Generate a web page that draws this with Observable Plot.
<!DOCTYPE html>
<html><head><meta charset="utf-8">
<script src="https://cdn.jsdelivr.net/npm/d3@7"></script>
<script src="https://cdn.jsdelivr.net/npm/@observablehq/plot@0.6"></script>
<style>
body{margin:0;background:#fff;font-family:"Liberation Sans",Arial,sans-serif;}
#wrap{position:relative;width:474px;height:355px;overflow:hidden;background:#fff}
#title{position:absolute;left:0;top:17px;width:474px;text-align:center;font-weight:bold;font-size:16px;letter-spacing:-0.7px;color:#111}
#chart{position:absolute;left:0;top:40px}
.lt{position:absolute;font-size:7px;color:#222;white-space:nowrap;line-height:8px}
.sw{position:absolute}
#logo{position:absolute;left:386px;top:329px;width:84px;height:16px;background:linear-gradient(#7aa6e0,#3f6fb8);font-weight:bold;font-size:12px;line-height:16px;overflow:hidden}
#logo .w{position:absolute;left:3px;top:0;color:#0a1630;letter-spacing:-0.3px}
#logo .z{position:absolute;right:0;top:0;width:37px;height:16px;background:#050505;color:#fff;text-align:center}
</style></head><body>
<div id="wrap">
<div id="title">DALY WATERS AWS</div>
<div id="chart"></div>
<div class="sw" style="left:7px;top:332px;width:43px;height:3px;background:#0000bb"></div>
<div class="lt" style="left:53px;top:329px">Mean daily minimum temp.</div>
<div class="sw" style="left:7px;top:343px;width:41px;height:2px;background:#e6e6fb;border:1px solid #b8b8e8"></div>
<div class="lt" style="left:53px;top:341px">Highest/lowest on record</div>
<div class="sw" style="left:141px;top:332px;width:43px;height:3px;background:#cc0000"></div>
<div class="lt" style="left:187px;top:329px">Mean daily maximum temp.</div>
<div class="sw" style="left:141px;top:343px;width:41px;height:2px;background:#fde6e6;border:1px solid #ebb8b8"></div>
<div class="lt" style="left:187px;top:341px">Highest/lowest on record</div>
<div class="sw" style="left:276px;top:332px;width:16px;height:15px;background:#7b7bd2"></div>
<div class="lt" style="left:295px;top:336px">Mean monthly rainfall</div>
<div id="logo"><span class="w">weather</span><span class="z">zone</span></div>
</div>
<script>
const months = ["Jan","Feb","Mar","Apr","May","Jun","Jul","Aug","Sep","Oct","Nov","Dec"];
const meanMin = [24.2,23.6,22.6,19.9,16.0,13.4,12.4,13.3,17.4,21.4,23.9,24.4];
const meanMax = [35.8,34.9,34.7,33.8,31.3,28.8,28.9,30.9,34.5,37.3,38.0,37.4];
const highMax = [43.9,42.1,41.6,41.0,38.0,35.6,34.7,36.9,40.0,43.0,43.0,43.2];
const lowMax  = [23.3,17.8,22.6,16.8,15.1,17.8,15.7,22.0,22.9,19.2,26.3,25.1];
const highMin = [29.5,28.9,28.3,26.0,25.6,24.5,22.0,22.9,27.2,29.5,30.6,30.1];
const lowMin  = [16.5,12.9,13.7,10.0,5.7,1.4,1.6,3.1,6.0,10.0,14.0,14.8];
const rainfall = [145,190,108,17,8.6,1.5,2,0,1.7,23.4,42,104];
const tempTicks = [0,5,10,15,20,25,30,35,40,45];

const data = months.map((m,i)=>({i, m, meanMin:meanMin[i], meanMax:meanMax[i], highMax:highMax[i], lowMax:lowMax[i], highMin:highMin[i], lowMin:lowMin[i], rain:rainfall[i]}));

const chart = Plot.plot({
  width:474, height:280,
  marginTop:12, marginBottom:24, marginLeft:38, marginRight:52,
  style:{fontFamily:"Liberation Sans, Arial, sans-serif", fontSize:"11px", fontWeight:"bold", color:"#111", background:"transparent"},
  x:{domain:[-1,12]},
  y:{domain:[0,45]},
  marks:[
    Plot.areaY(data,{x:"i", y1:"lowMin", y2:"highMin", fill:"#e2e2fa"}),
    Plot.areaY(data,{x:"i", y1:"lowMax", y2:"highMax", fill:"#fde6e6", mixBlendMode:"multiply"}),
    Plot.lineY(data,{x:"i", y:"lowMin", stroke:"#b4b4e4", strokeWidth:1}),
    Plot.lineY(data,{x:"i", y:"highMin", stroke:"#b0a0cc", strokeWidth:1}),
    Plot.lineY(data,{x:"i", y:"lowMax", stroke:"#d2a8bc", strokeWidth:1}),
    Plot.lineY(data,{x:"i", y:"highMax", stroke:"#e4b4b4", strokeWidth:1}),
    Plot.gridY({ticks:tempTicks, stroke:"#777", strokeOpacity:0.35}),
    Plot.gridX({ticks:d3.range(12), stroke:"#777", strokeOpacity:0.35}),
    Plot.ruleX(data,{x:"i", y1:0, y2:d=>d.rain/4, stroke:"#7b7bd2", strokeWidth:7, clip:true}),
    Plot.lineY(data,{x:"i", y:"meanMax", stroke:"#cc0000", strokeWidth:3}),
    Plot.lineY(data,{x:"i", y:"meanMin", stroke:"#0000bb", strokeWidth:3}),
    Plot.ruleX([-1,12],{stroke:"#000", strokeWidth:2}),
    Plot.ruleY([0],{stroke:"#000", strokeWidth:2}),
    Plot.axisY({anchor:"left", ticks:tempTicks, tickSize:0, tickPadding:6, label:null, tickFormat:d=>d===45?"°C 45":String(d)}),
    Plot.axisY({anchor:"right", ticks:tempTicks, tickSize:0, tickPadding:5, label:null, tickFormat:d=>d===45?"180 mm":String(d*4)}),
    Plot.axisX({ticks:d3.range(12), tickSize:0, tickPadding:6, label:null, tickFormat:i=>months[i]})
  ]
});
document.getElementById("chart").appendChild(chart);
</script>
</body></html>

---

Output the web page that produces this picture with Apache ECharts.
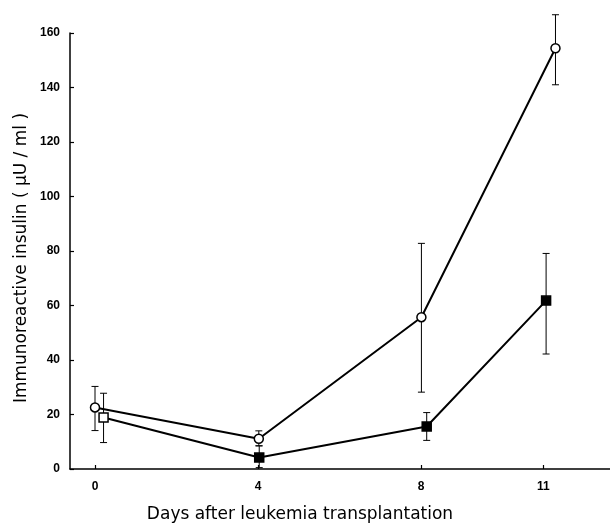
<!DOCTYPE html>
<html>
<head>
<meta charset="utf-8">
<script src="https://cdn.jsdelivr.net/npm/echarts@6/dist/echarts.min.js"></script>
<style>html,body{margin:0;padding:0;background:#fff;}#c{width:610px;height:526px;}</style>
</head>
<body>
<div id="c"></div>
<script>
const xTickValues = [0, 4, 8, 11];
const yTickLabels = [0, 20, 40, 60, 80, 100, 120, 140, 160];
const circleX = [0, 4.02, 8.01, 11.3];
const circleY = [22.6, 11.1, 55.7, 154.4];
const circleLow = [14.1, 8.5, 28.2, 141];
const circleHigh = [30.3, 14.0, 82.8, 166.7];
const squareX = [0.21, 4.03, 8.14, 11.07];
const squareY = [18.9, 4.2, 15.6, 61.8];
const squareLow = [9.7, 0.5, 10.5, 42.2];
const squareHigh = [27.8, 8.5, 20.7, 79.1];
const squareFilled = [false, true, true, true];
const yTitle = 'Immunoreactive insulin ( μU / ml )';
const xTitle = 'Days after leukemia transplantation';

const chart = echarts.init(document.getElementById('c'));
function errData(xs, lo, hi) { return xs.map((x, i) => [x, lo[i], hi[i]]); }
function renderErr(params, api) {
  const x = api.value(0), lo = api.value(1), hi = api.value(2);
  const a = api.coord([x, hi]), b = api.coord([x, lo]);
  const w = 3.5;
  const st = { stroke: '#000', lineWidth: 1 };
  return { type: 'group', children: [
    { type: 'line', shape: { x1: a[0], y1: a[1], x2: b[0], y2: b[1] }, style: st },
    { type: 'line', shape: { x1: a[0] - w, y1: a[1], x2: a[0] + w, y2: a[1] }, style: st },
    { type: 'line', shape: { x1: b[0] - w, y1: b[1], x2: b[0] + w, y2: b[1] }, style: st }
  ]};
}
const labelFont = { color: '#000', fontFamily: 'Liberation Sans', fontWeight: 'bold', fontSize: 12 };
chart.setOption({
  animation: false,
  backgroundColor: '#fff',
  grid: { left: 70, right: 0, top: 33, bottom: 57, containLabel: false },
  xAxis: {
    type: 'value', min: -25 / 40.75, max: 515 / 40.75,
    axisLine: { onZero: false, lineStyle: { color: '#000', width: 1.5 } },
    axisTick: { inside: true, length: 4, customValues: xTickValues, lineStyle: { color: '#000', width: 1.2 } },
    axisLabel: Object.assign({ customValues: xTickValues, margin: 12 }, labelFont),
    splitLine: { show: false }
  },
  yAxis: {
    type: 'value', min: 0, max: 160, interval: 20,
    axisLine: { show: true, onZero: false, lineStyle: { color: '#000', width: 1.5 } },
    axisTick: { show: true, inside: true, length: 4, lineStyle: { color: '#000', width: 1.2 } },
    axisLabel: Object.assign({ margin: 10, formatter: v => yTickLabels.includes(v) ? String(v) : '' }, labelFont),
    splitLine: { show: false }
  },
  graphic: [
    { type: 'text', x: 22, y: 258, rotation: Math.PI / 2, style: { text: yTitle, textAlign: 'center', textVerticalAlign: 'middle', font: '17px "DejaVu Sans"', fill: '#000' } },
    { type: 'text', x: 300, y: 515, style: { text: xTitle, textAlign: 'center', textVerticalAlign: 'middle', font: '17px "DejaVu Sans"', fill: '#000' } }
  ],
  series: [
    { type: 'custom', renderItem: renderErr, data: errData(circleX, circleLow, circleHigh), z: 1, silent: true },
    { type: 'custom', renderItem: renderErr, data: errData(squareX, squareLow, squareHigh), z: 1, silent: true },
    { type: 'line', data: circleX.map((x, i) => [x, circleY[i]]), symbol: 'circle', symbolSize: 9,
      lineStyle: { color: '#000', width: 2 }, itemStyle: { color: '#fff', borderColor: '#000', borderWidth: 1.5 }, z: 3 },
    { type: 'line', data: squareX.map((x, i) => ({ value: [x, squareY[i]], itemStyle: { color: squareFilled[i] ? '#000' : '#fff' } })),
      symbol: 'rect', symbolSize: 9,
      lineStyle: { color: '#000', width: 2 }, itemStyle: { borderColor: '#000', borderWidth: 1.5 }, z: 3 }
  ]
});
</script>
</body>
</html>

WRITTEN INSTRUCTION: Which lines of the data include "page"? Copy each of them.

WRITTEN SOLUTION:
Generate a web page that draws this with Observable Plot.
Output the web page that produces this picture with Apache ECharts.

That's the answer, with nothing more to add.